Nobody has forgotten what happened — least of all the Colts (15-2).
"In history, they'll be remembered as the team that gave us our first loss of 2009," Colts left tackle Charlie Johnson said. "Going out and playing everybody a full four quarters, it'll be a good test for us to see who is really better."
New York (11-7) took advantage of the Colts' help and hasn't lost since.
The Jets knocked off AFC North champion Cincinnati in the Giants Stadium finale the following week, clinching a playoff spot. Then they won the wild-card rematch at Cincinnati. Last week, New York upset the Chargers 17-14 in San Diego, setting up Sunday's high-stakes rematch in Indy.
It's the first time two rookie coaches have met in a conference championship game. And it's not just the Colts who feel they have something to prove.
"If we end up beating them, maybe they need to look at that (pulling the starters)," cornerback Darrelle Revis said. "We know that Peyton will be playing in this game the whole time. We have to see him and he has to see us as well for the whole game."
Clearly, the odds are in Indy's favor.
Yes, New York has the NFL's top-ranked rushing offense and top-ranked overall defense, usually a winning postseason formula. But it is just 1-3 all-time in conference title games, hasn't been to a Super Bowl in more than four decades and the home team was won the last three AFC title games.
Mark Sanchez is only the fourth rookie quarterback to get his team in position for a Super Bowl trip, joining Tampa Bay's Shaun King, Pittsburgh's Ben Roethlisberger and Baltimore's Joe Flacco. The other three never made it.
The Colts, meanwhile, have plenty of postseason experience.
They are 5-2 in their last seven home playoff games and still have most of their key cogs from the title run they made four years ago. Those on the list include Pro Bowl defensive ends Dwight Freeney and Robert Mathis, Pro Bowl receiver Reggie Wayne, Pro Bowl tight end Dallas Clark and, of course, Manning, the four-time MVP.

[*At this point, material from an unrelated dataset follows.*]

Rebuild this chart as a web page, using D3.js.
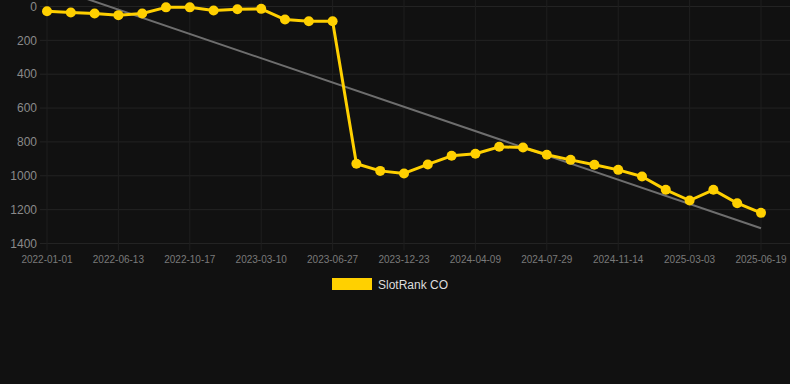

"This is a team that has been here, been to the Super Bowl, and has a lot of experience," Revis said. "We are new to this, we have a young team. One thing about us is that we work hard and we are very competitive, and I think that will give us the edge."
But Ryan knows how little the odds really mean, especially in this series.
His father, Buddy, was part of the Jets coaching staff back in January 1969 when they pulled the most significant upset in Super Bowl history, beating the heavily favored Colts 16-7 and laying the groundwork for the NFL-AFL merger.
Back then, nobody thought the Jets could win, either. The brash funnyman sees similarities to Sunday's opportunity.
"Yeah, we've got a puncher's chance like George Foreman would have a puncher's chance," Ryan said. "That's how I look at it. We don't punch just like anybody. We punch like George Foreman."
As Manning & Co. found out last month when they failed to deliver a quick knockout punch against New York.
Now they'll face Ryan's defense again, a unit Manning has been successful against. In the last five games against Ryan's defenses, Manning has thrown for 1,136 yards with nine touchdowns and two interceptions, winning four times by more than a touchdown.
The only loss in that stretch? The game Manning and his teammates didn't finish.
And the one they'll have a chance to rectify Sunday.
"The score was definitely pretty much an even score," Freeney said, recalling last month's loss. "Obviously, the starters didn't finish the game. They ended up winning the game, and that was good for them. That helped them get into the playoffs, but this is a new game."